Tuesday, September 30, 2014

Toulmin Method

I want to discuss the Toulmin method briefly here, as ever since I first encountered it (as an undergraduate), I have found it pretty technical and somewhat perplexing. While I understand that it can be useful to break arguments down into technical terms, I also feel this method erases some of the naturalness that can come from framing an argument in a social context. Claims seem simple enough (until they become complicated by other variables). The warrant and the backing can get tricky. From what I gather, the warrant is what would make the data valid.


For example, if I say that Bob is a graduate student, the data supporting this could be his enrollment in graduate courses, and the reason why that data would be valid (the warrant) is enrollment in graduate courses generally means that someone would be a graduate student. If I were to scrutinize that warrant, it could be that perhaps an undergraduate could be enrolled in a graduate course (which was occasionally the case at my previous college). Then I might change the data to, instead of being enrollment in graduate courses, to Bob having been accepted into a graduate program and consequently being enrolled in graduate courses. Even then it could get tricky, as there tend to be outliers that somehow could make a general claim invalid. Words like "always", "never", "without fail" can increase the odds that a claim will be invalidated by something.


I find it easier to use "common sense" than to get hung up on warrants and backing, and to think about how most valid claims can be thought of as generally true, in most scenarios. True, there might be an outlier, but it's safe to say that A or B is often the case, with some exceptions. Thinking about what is "generally true" in a social context can be helpful. As in, "Eating fresh fruits and vegetables is generally healthy." The data: they contain vitamins, minerals, and little processed or no processed food.

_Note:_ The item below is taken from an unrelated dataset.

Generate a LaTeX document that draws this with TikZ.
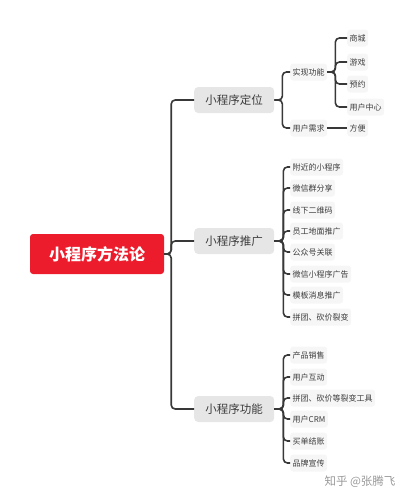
\documentclass[tikz,border=0pt]{standalone}
\usepackage{fontspec}
\usepackage{xcolor}
\usepackage{tikz}
\usetikzlibrary{positioning}
\newfontfamily\cjk{Noto Sans CJK SC}

\definecolor{rootred}{HTML}{EC1C2C}
\definecolor{topicgray}{HTML}{E6E6E6}
\definecolor{leafgray}{HTML}{F6F6F6}
\definecolor{linegray}{HTML}{383838}
\definecolor{textgray}{HTML}{3C3C3C}

\begin{document}
\begin{tikzpicture}[
  x=1pt, y=-1pt,
  font=\cjk,
  rootbox/.style={
    fill=rootred,
    text=white,
    rounded corners=3pt,
    minimum width=134pt,
    minimum height=40pt,
    font=\cjk\bfseries\fontsize{16}{18}\selectfont
  },
  topicbox/.style={
    fill=topicgray,
    text=textgray,
    rounded corners=4pt,
    anchor=west,
    minimum width=80pt,
    minimum height=26pt,
    font=\cjk\fontsize{11.5}{13}\selectfont
  },
  leafbox/.style={
    fill=leafgray,
    text=textgray,
    rounded corners=3pt,
    anchor=west,
    inner sep=2.5pt,
    minimum height=17pt,
    font=\cjk\fontsize{8}{10}\selectfont
  },
  branch/.style={
    draw=linegray,
    line width=1.6pt,
    rounded corners=4pt
  }
]
\useasboundingbox (0,0) rectangle (417,501);

% Root
\node[rootbox] (root) at (97,254) {小程序方法论};

% -------------------------------------------------------------------
% First level
% -------------------------------------------------------------------
\node[topicbox] (pos) at (194,100) {小程序定位};
\node[topicbox] (promo) at (194,241) {小程序推广};
\node[topicbox] (func) at (194,409) {小程序功能};

% -------------------------------------------------------------------
% Positioning branch
% -------------------------------------------------------------------
\node[leafbox] (realize) at (290,72) {实现功能};
\node[leafbox] (need) at (290,128) {用户需求};

\node[leafbox] (mall) at (347,38) {商城};
\node[leafbox] (game) at (347,62) {游戏};
\node[leafbox] (book) at (347,84) {预约};
\node[leafbox] (center) at (347,107) {用户中心};
\node[leafbox] (easy) at (347,128) {方便};

% -------------------------------------------------------------------
% Promotion branch
% -------------------------------------------------------------------
\node[leafbox] (pa) at (290,167) {附近的小程序};
\node[leafbox] (pb) at (290,188) {微信群分享};
\node[leafbox] (pc) at (290,210) {线下二维码};
\node[leafbox] (pd) at (290,231) {员工地面推广};
\node[leafbox] (pe) at (290,252) {公众号关联};
\node[leafbox] (pf) at (290,274) {微信小程序广告};
\node[leafbox] (pg) at (290,295) {模板消息推广};
\node[leafbox] (ph) at (290,317) {拼团、砍价裂变};

% -------------------------------------------------------------------
% Function branch
% -------------------------------------------------------------------
\node[leafbox] (fa) at (290,355) {产品销售};
\node[leafbox] (fb) at (290,377) {用户互动};
\node[leafbox] (fc) at (290,398) {拼团、砍价等裂变工具};
\node[leafbox] (fd) at (290,419) {用户CRM};
\node[leafbox] (fe) at (290,441) {买单结账};
\node[leafbox] (ff) at (290,463) {品牌宣传};

% Connectors
\foreach \c in {pos,promo,func}
  \draw[branch] (root.east) -- ++(7,0) |- (\c.west);
\foreach \c in {realize,need}
  \draw[branch] (pos.east) -- ++(8,0) |- (\c.west);
\foreach \c in {mall,game,book,center}
  \draw[branch] (realize.east) -- ++(8,0) |- (\c.west);
\draw[branch] (need.east) -- (easy.west);
\foreach \c in {pa,pb,pc,pd,pe,pf,pg,ph}
  \draw[branch] (promo.east) -- ++(9,0) |- (\c.west);
\foreach \c in {fa,fb,fc,fd,fe,ff}
  \draw[branch] (func.east) -- ++(9,0) |- (\c.west);

% Watermark
\node[anchor=west, text=black!40, font=\cjk\fontsize{11.5}{13}\selectfont] (mark) at (321,482) {知乎 @张腾飞};

\end{tikzpicture}
\end{document}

Could it be argued that maybe eating fruits and vegetables is not healthy in all cases?  A discussion on pesticides, allergies, and excessive consumption of fruits and vegetables could complicate my claim. Still--it's generally healthy to eat fruits and vegetables, and in American culture, this is an important claim to make, as it's better to promote these foods than other options. Perelman and Olbrechts-Tyteca state, "All language is the language of a community, be this a community bound by biological ties, or by the practice of a common discipline or technique" (513). When I think about claims and warrants and backing existing in community, it becomes slightly more straightforward to think about what generally works as a claim than to get halted by considering all possible exceptions to the claim.